The next day, I went for a walk with Lisa in the park, asking her to take some photos of me, which she happily agreed to. I wanted to update my profile picture on social media and messengers. As we walked and talked about various interesting things, including my new haircut and its role in my life, we took photos on the way to the park, in the park, and in a nearby grove. Looking through the photos, I somehow didn’t feel like posting any of them. None captured what I saw. I had to think about why I even post photos on social media. I always did it so people who wanted to find me could recognize me and not have to search long among similar names, and so people messaging me could see who they were talking to.

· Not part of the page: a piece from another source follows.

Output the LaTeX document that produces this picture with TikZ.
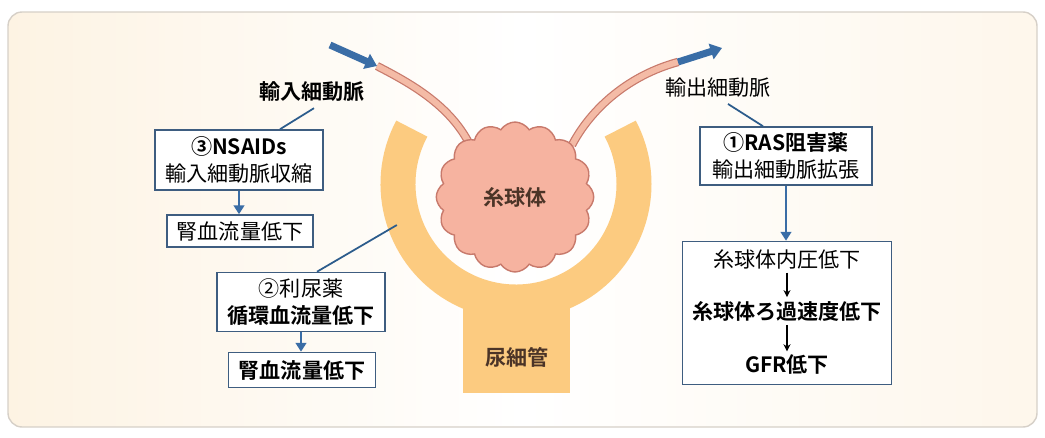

That’s why my profile pictures were always close-ups, and I changed them every few years. Because my haircut was so perfect and no photo could convey what I wanted to show, I realized I’d spent my whole life posting photos for others, not for myself. I didn’t need them there at all. Without a photo, people messaging me would connect with me better, focusing more on my words. And if someone wanted to find and contact me, doing so without a photo would prove it was at least somewhat important to them—otherwise, no need to bother me with trivial stuff. So, as strange and paradoxical as it sounds, Tatiana cut my hair so well that I deleted all my photos from social media and have no plans to add new ones.